■ **WRITTEN REQUEST**:
Return the material exactly, first line through the line containing "import * as", and nothing more. Pictures stay out.

■ **SOURCE DATA**:
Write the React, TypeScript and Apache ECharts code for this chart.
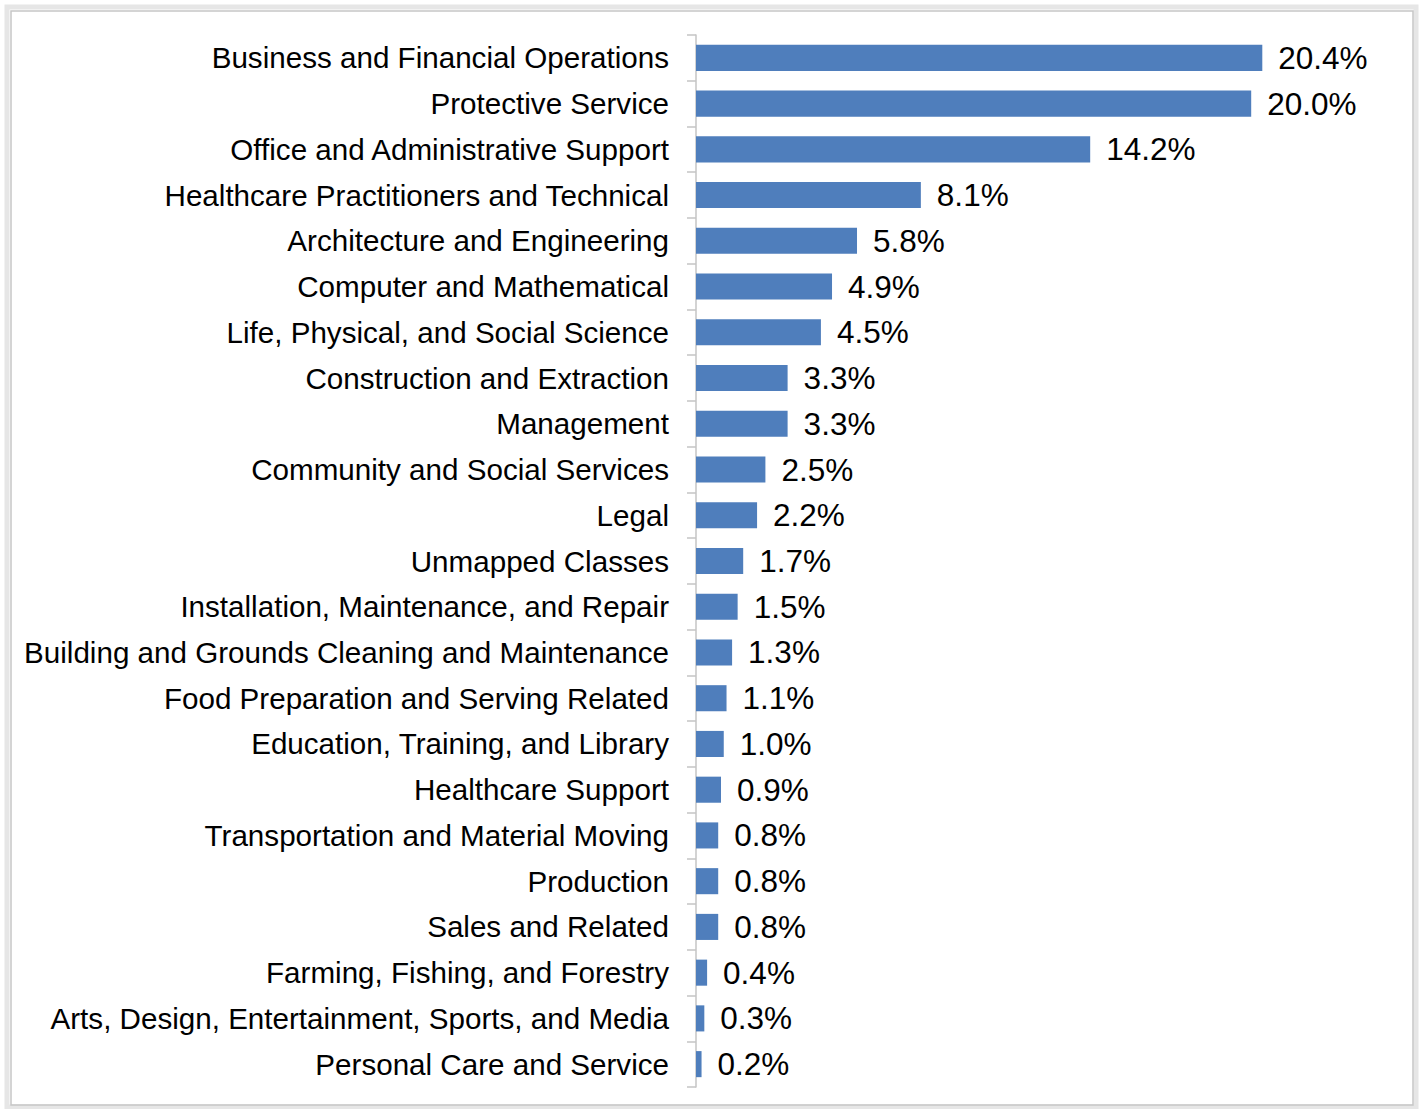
import React, { useEffect, useRef } from "react";
import * as echarts from "echarts";

const categories: string[] = [
  "Business and Financial Operations",
  "Protective Service",
  "Office and Administrative Support",
  "Healthcare Practitioners and Technical",
  "Architecture and Engineering",
  "Computer and Mathematical",
  "Life, Physical, and Social Science",
  "Construction and Extraction",
  "Management",
  "Community and Social Services",
  "Legal",
  "Unmapped Classes",
  "Installation, Maintenance, and Repair",
  "Building and Grounds Cleaning and Maintenance",
  "Food Preparation and Serving Related",
  "Education, Training, and Library",
  "Healthcare Support",
  "Transportation and Material Moving",
  "Production",
  "Sales and Related",
  "Farming, Fishing, and Forestry",
  "Arts, Design, Entertainment, Sports, and Media",
  "Personal Care and Service",
];

const shares: number[] = [
  20.4, 20.0, 14.2, 8.1, 5.8, 4.9, 4.5, 3.3, 3.3, 2.5, 2.2, 1.7, 1.5, 1.3, 1.1,
  1.0, 0.9, 0.8, 0.8, 0.8, 0.4, 0.3, 0.2,
];

const FONT = "'Liberation Sans', Arial, Helvetica, sans-serif";

export default function App() {
  const ref = useRef<HTMLDivElement>(null);

  useEffect(() => {
    document.body.style.margin = "0";
    if (!ref.current) return;
    const chart = echarts.init(ref.current, undefined, { renderer: "svg" });
    chart.setOption({
      animation: false,
      backgroundColor: "#ffffff",
      graphic: [
        {
          type: "rect",
          shape: { x: 7, y: 7, width: 1409, height: 1100 },
          style: { fill: "none", stroke: "#e6e6e6", lineWidth: 5 },
          silent: true,
        },
        {
          type: "rect",
          shape: { x: 11, y: 11, width: 1402, height: 1094 },
          style: { fill: "none", stroke: "#c6c6c6", lineWidth: 1.5 },
          silent: true,
        },
      ],
      grid: {
        left: 696,
        top: 35,
        width: 694,
        height: 1052,
        containLabel: false,
      },
      xAxis: {
        type: "value",
        min: 0,
        max: 25,
        show: false,
      },
      yAxis: {
        type: "category",
        data: categories,
        inverse: true,
        axisLine: { show: true, lineStyle: { color: "#c4c4c4", width: 1.5 } },
        axisTick: { show: true, length: 9, lineStyle: { color: "#c4c4c4", width: 1.5 } },
        axisLabel: {
          color: "#000000",
          fontSize: 29.6,
          fontFamily: FONT,
          margin: 27,
        },
        splitLine: { show: false },
      },
      series: [
        {
          type: "bar",
          data: shares,
          barWidth: "57%",
          itemStyle: { color: "#4F7EBC" },
          label: {
            show: true,
            position: "right",
            distance: 16,
            color: "#000000",
            fontSize: 31.5,
            fontFamily: FONT,
            formatter: (p: any) => `${Number(p.value).toFixed(1)}%`,
          },
        },
      ],
    });
    return () => chart.dispose();
  }, []);

  return <div ref={ref} style={{ width: 1422, height: 1109 }} />;
}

■ **ANSWER TO THE TASK**:
Write the React, TypeScript and Apache ECharts code for this chart.
import React, { useEffect, useRef } from "react";
import * as echarts from "echarts";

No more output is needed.